▶ Set problem
Exactly retype the lines from the one containing "Clone this chart in Chart.js." through the one containing "const yTicks = [0, 2, 4, 6, 8, 10, 12, 14];"; both ends count, pictures do not.

#####

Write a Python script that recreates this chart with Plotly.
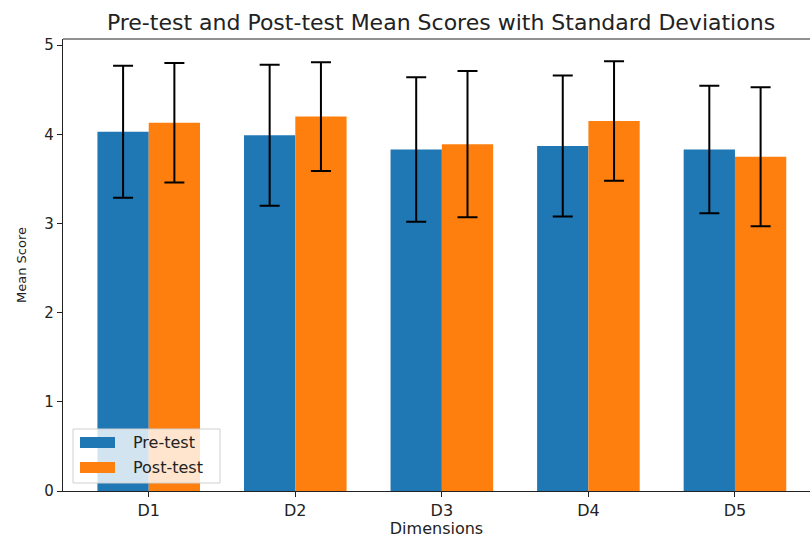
import plotly.graph_objects as go

categories = ["D1", "D2", "D3", "D4", "D5"]
series_names = ["Pre-test", "Post-test"]
pre_mean = [4.03, 3.99, 3.83, 3.87, 3.83]
pre_sd = [0.74, 0.79, 0.81, 0.79, 0.715]
post_mean = [4.13, 4.20, 3.89, 4.15, 3.75]
post_sd = [0.67, 0.61, 0.82, 0.67, 0.78]
colors = ["#1f77b4", "#ff7f0e"]

FONT = "DejaVu Sans"
err_style = dict(type="data", visible=True, color="black", thickness=2, width=10)

W, H = 810, 538
ML, MT, MB = 63, 39, 47
PW, PH = W - ML, H - MT - MB


def px(x):
    return (x - ML) / PW


def py(y):
    return (H - MB - y) / PH


fig = go.Figure()
for name, mean, sd, col in zip(series_names, [pre_mean, post_mean], [pre_sd, post_sd], colors):
    fig.add_trace(go.Bar(
        x=categories, y=mean, name=name, marker_color=col,
        marker_line_width=0, showlegend=False,
        error_y=dict(array=sd, **err_style),
    ))

fig.update_layout(
    width=W, height=H,
    margin=dict(l=ML, r=0, t=MT, b=MB, pad=0),
    paper_bgcolor="white", plot_bgcolor="white",
    barmode="group", bargap=0.3, bargroupgap=0,
    font=dict(family=FONT, size=15, color="#222"),
    title=dict(text="Pre-test and Post-test Mean Scores with Standard Deviations",
               x=441 / W, xanchor="center", y=1 - 22 / H, yanchor="middle",
               font=dict(size=22, color="#222")),
    xaxis=dict(
        type="category", range=[-0.585, 4.512],
        showline=True, linecolor="#222", linewidth=1.2, mirror=False,
        ticks="outside", ticklen=5, tickcolor="#222",
        tickfont=dict(size=16),
        showgrid=False, zeroline=False,
        title=dict(text="Dimensions", standoff=4, font=dict(size=16)),
    ),
    yaxis=dict(
        range=[0, 5.07],
        tickvals=[0, 1, 2, 3, 4, 5],
        showline=True, linecolor="#222", linewidth=1.2,
        ticks="outside", ticklen=5, tickcolor="#222",
        tickfont=dict(size=15),
        showgrid=False, zeroline=False,
        title=dict(text="Mean Score", standoff=14, font=dict(size=13)),
    ),
)
# top spine
fig.add_shape(type="line", xref="paper", yref="paper", x0=0, x1=1, y0=1, y1=1,
              line=dict(color="#222", width=1.2))

# matplotlib-style legend box (upper-left at pixel 73,429; lower-right 220,483)
fig.add_shape(type="rect", xref="paper", yref="paper",
              x0=px(73), x1=px(220), y0=py(483), y1=py(429),
              fillcolor="rgba(255,255,255,0.8)", line=dict(color="#d0d0d0", width=1),
              layer="above")
for i, (name, col) in enumerate(zip(series_names, colors)):
    top = 437 + i * 25
    fig.add_shape(type="rect", xref="paper", yref="paper",
                  x0=px(80), x1=px(115), y0=py(top + 11), y1=py(top),
                  fillcolor=col, line=dict(width=0), layer="above")
    fig.add_annotation(xref="paper", yref="paper", x=px(131), y=py(top + 5.5),
                       text=name, showarrow=False, xanchor="left", yanchor="middle",
                       font=dict(size=16, color="#222"))

fig.write_html("out.html", config={"displayModeBar": False},
               post_script="document.body.style.margin='0px';document.body.style.overflow='hidden';")
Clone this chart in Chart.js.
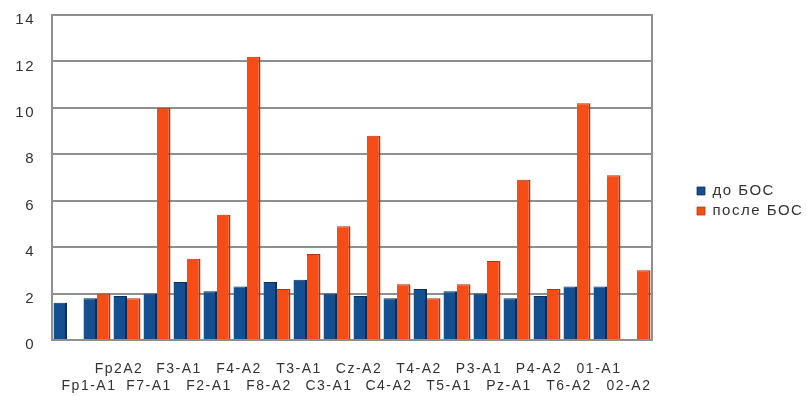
<!DOCTYPE html>
<html>
<head>
<meta charset="utf-8">
<script src="https://cdn.jsdelivr.net/npm/chart.js@4/dist/chart.umd.min.js"></script>
<style>
  html, body { margin: 0; padding: 0; background: #fff; }
  #wrap { width: 807px; height: 396px; }
</style>
</head>
<body>
<div id="wrap"><canvas id="chart-bar"></canvas></div>
<script>
const categories = ["", "Fp1-A1", "Fp2A2", "F7-A1", "F3-A1", "F2-A1", "F4-A2", "F8-A2", "T3-A1", "C3-A1",
  "Cz-A2", "C4-A2", "T4-A2", "T5-A1", "P3-A1", "Pz-A1", "P4-A2", "T6-A2", "01-A1", "02-A2"];
const before = [1.6, 1.8, 1.9, 2.0, 2.5, 2.1, 2.3, 2.5, 2.6, 2.0, 1.9, 1.8, 2.2, 2.1, 2.0, 1.8, 1.9, 2.3, 2.3, 0];
const after = [0, 2.0, 1.8, 10.0, 3.5, 5.4, 12.2, 2.2, 3.7, 4.9, 8.8, 2.4, 1.8, 2.4, 3.4, 6.9, 2.2, 10.2, 7.1, 3.0];
const yTicks = [0, 2, 4, 6, 8, 10, 12, 14];

// labels go on two rows, odd ones on top, even ones below
const stagger = categories.map((c, i) => (i % 2 == 0 ? [c, ""] : ["", c]));

const chartBox = document.getElementById("chart-bar");

// the original text is a bit spread out
const spacing = {
  id: "spacing",
  beforeUpdate: (chart) => { chart.ctx.letterSpacing = "1.5px"; },
  beforeDraw: (chart) => { chart.ctx.letterSpacing = "1.5px"; },
};

new Chart(chartBox, {
  type: "bar",
  plugins: [spacing],
  data: {
    labels: stagger,
    datasets: [
      {
        label: "до БОС",
        data: before,
        backgroundColor: "#134f91",
        borderColor: "#0b2f5a",
        borderWidth: { top: 1, right: 2 },
        borderSkipped: "bottom",
      },
      {
        label: "после БОС",
        data: after,
        backgroundColor: "#f64d17",
        borderColor: "#b8330a",
        borderWidth: { top: 1, right: 2 },
        borderSkipped: "bottom",
      },
    ],
  },
  options: {
    responsive: true,
    maintainAspectRatio: false,
    animation: false,
    layout: { padding: { top: 6, right: 0, bottom: 0, left: 2 } },
    datasets: { bar: { categoryPercentage: 0.9, barPercentage: 1.0 } },
    plugins: {
      tooltip: { enabled: false },
      legend: {
        position: "right",
        align: "center",
        maxWidth: 115,
        labels: {
          boxWidth: 8,
          boxHeight: 8,
          padding: 5,
          color: "#333",
          font: { family: "Liberation Sans", size: 15 },
        },
      },
    },
    scales: {
      x: {
        grid: { display: false },
        border: { display: true, color: "#8f8f8f", width: 2 },
        ticks: {
          autoSkip: false,
          maxRotation: 0,
          padding: 12,
          labelOffset: -8,
          color: "#333",
          font: { family: "Liberation Sans", size: 14, lineHeight: 1.25 },
        },
        afterFit: (axis) => {
          axis.height = 56;
        },
      },
      y: {
        min: 0,
        max: 14,
        afterBuildTicks: (axis) => {
          axis.ticks = yTicks.map((v) => ({ value: v }));
        },
        afterFit: (axis) => {
          axis.width = 50;
          axis.paddingTop = 15;
          axis.paddingBottom = 0;
        },
        grid: { color: "#8f8f8f", lineWidth: 2, drawTicks: false },
        border: { display: true, color: "#8f8f8f", width: 2 },
        ticks: {
          padding: 17,
          labelOffset: 5,
          color: "#333",
          font: { family: "Liberation Sans", size: 15 },
        },
      },
      gap: {
        position: "right",
        grid: { display: false },
        border: { display: true, color: "#8f8f8f", width: 2 },
        ticks: { display: false },
        afterFit: (axis) => {
          axis.width = 40;
        },
      },
    },
  },
});
</script>
</body>
</html>
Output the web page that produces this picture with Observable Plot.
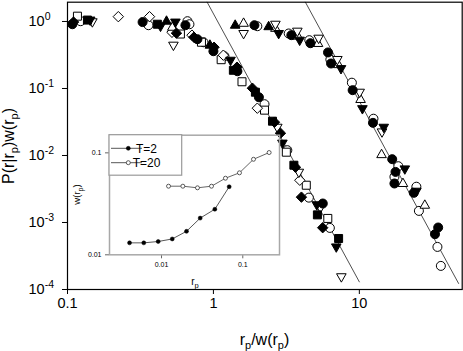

#####

▶ Correct result
Clone this chart in Chart.js.
<!DOCTYPE html>
<html>
<head>
<meta charset="utf-8">
<script src="https://cdn.jsdelivr.net/npm/chart.js@4/dist/chart.umd.min.js"></script>
<style>
  html, body { margin: 0; padding: 0; background: #fff; }
  #wrap { width: 807px; height: 396px; }
</style>
</head>
<body>
<div id="wrap"><canvas id="chart-bar"></canvas></div>
<script>
const categories = ["", "Fp1-A1", "Fp2A2", "F7-A1", "F3-A1", "F2-A1", "F4-A2", "F8-A2", "T3-A1", "C3-A1",
  "Cz-A2", "C4-A2", "T4-A2", "T5-A1", "P3-A1", "Pz-A1", "P4-A2", "T6-A2", "01-A1", "02-A2"];
const before = [1.6, 1.8, 1.9, 2.0, 2.5, 2.1, 2.3, 2.5, 2.6, 2.0, 1.9, 1.8, 2.2, 2.1, 2.0, 1.8, 1.9, 2.3, 2.3, 0];
const after = [0, 2.0, 1.8, 10.0, 3.5, 5.4, 12.2, 2.2, 3.7, 4.9, 8.8, 2.4, 1.8, 2.4, 3.4, 6.9, 2.2, 10.2, 7.1, 3.0];
const yTicks = [0, 2, 4, 6, 8, 10, 12, 14];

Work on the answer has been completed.